Pot holes suck and it's hard to fix them.

What it does

We put an IOT box on your car with a bunch of sensors. We tell when you go over a pothole, and when you do we register it on a map and send a tweet.

How we built it

We hooked up a bunch of sensors to an Intel Edison that can tell when you hit a pothole. We then used MQTT (a low bandwidth protocol) to have the Edison ping our server whenever one is hit. Our server is hosted on a Raspberry Pi, and is capable of displaying a map of the known potholes with the Google Map API, and tweets every time it sees a new pothole.

Challenges we ran into

Getting the accelerometer working with the Edison was difficult, and we couldn't get the Raspberry Pi working until we managed to find a monitor.

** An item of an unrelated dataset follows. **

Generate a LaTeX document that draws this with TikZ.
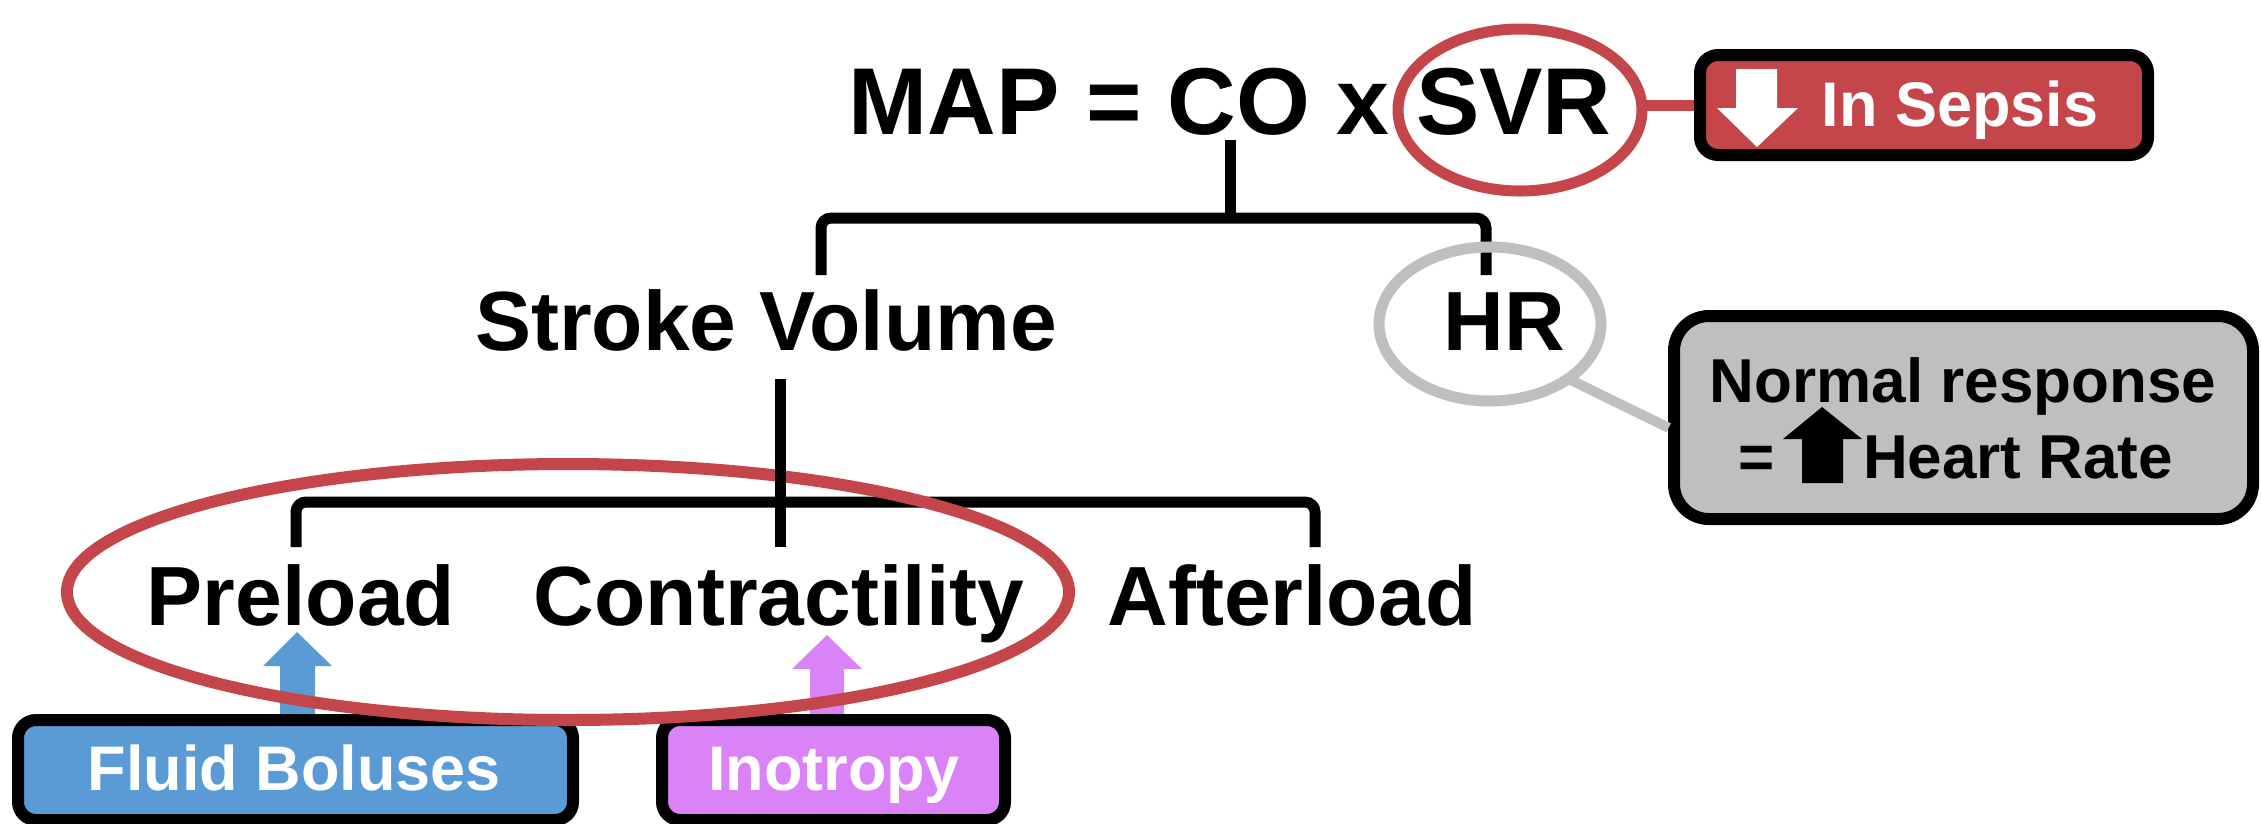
\documentclass[tikz,border=0pt]{standalone}
\usepackage{fontspec}
\setmainfont{Liberation Sans}
\usetikzlibrary{shapes.geometric}
\definecolor{sred}{RGB}{196,70,74}
\definecolor{sgray}{RGB}{191,191,191}
\definecolor{sblue}{RGB}{91,155,213}
\definecolor{spurple}{RGB}{218,131,247}
\newcommand\myfs[1]{\fontsize{#1}{#1}\selectfont}
\begin{document}
\begin{tikzpicture}[x=1pt,y=-1pt,
  lbl/.style={inner sep=0pt, outer sep=0pt, anchor=base},
  brk/.style={line width=11pt, rounded corners=10pt},
  ring/.style={ellipse, inner sep=0pt, outer sep=0pt},
  tagbox/.style={draw=black, line width=12pt, rounded corners=18pt, inner sep=0pt, outer sep=0pt}]
\useasboundingbox (0,0) rectangle (2261,823);

% title
\node[lbl, font=\bfseries\myfs{95}] (map) at (1230,134) {MAP = CO x SVR};
\node[ring, draw=sred, line width=11pt, minimum width=244pt, minimum height=162pt] (svrc) at (1520,110) {};

% In sepsis tag
\node[tagbox, fill=sred, minimum width=448pt, minimum height=100pt] (sepsis) at (1924,105) {};
\draw[sred, line width=11pt, shorten >=6pt] (svrc.east |- sepsis.west) -- (sepsis.west);
\fill[white] (1736,69) -- (1777,69) -- (1777,108) -- (1798,108) -- (1757,147) -- (1717,108) -- (1736,108) -- cycle;
\node[lbl, text=white, font=\bfseries\myfs{63}] (sepsistxt) at (1960,126) {In Sepsis};

% first bracket
\coordinate (b1l) at (821,275);
\coordinate (b1r) at (1486,275);
\draw[line width=11pt] ([yshift=-6pt]map.base) -- (1230,218);
\draw[brk] (b1l) -- (821,218) -- (1486,218) -- (b1r);

% second level
\node[lbl, font=\bfseries\myfs{84}] (sv) at (766,350) {Stroke Volume};
\node[ring, draw=sgray, line width=11pt, minimum width=222pt, minimum height=154pt] (hr) at (1490,324) {};
\node[lbl, font=\bfseries\myfs{84}] (hrtxt) at (1504,350) {HR};

% normal response box
\node[tagbox, fill=sgray, rounded corners=35pt, minimum width=579pt, minimum height=203pt] (normal) at (1963.5,417.5) {};
\draw[sgray, line width=10pt, shorten >=6pt] (hr.-35) -- ([yshift=-13pt]normal.west);
\node[lbl, font=\bfseries\myfs{62}] (nr1) at (1963,402) {Normal response};
\node[lbl, font=\bfseries\myfs{62}] (nreq) at (1757,478) {=};
\fill[black] (1802,483) -- (1802,439) -- (1783,439) -- (1822,407) -- (1862,439) -- (1843,439) -- (1843,483) -- cycle;
\node[lbl, anchor=base west, font=\bfseries\myfs{62}] (nr2) at (1863,478) {Heart Rate};

% second bracket
\coordinate (b2l) at (296,547);
\coordinate (b2r) at (1315,547);
\draw[brk] (b2l) -- (296,502) -- (1315,502) -- (b2r);

% third level
\node[lbl, font=\bfseries\myfs{84}] (pre) at (301,625) {Preload};
\node[lbl, font=\bfseries\myfs{84}] (con) at (779,625) {Contractility};
\node[lbl, font=\bfseries\myfs{84}] (aft) at (1292,625) {Afterload};

% arrows
\fill[sblue] (280,716) -- (280,666) -- (263,666) -- (297,632) -- (332,666) -- (315,666) -- (315,716) -- cycle;
\fill[spurple] (810,716) -- (810,669) -- (792,669) -- (827,635) -- (862,669) -- (844,669) -- (844,716) -- cycle;

% bottom boxes
\node[tagbox, fill=sblue, minimum width=555pt, minimum height=100pt] (fluid) at (295.5,770) {};
\node[lbl, text=white, font=\bfseries\myfs{63}] (fluidtxt) at (294.5,790) {Fluid Boluses};
\node[tagbox, fill=spurple, minimum width=343pt, minimum height=100pt] (ino) at (833.5,770) {};
\node[lbl, text=white, font=\bfseries\myfs{63}] (inotxt) at (834,790) {Inotropy};

% red group ellipse
\node[ring, draw=sred, line width=12pt, minimum width=1002pt, minimum height=256pt] (grp) at (568,592) {};

% vertical from stroke volume
\coordinate (svdown) at (780,379);
\coordinate (svend) at (780,547);
\draw[line width=11pt] (svdown) -- (svend);
\end{tikzpicture}
\end{document}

Accomplishments that we're proud of

The map and Twitter feed are pretty great, and getting the whole system to run on two single-board computers is even better.

What we learned

We figured out the MQTT protocol and how to use both the Raspberry Pi and the Intel Edison. In writing the backend we also learned a ton about Flask, SQLite, and the Google Maps and Twitter APIs.

What's next for Pothole Vigilante

Whenever Gotham is in danger of suspension breakage, we want it to turn on a spotlight aimed at the clouds with a picture of a giant pothole on it.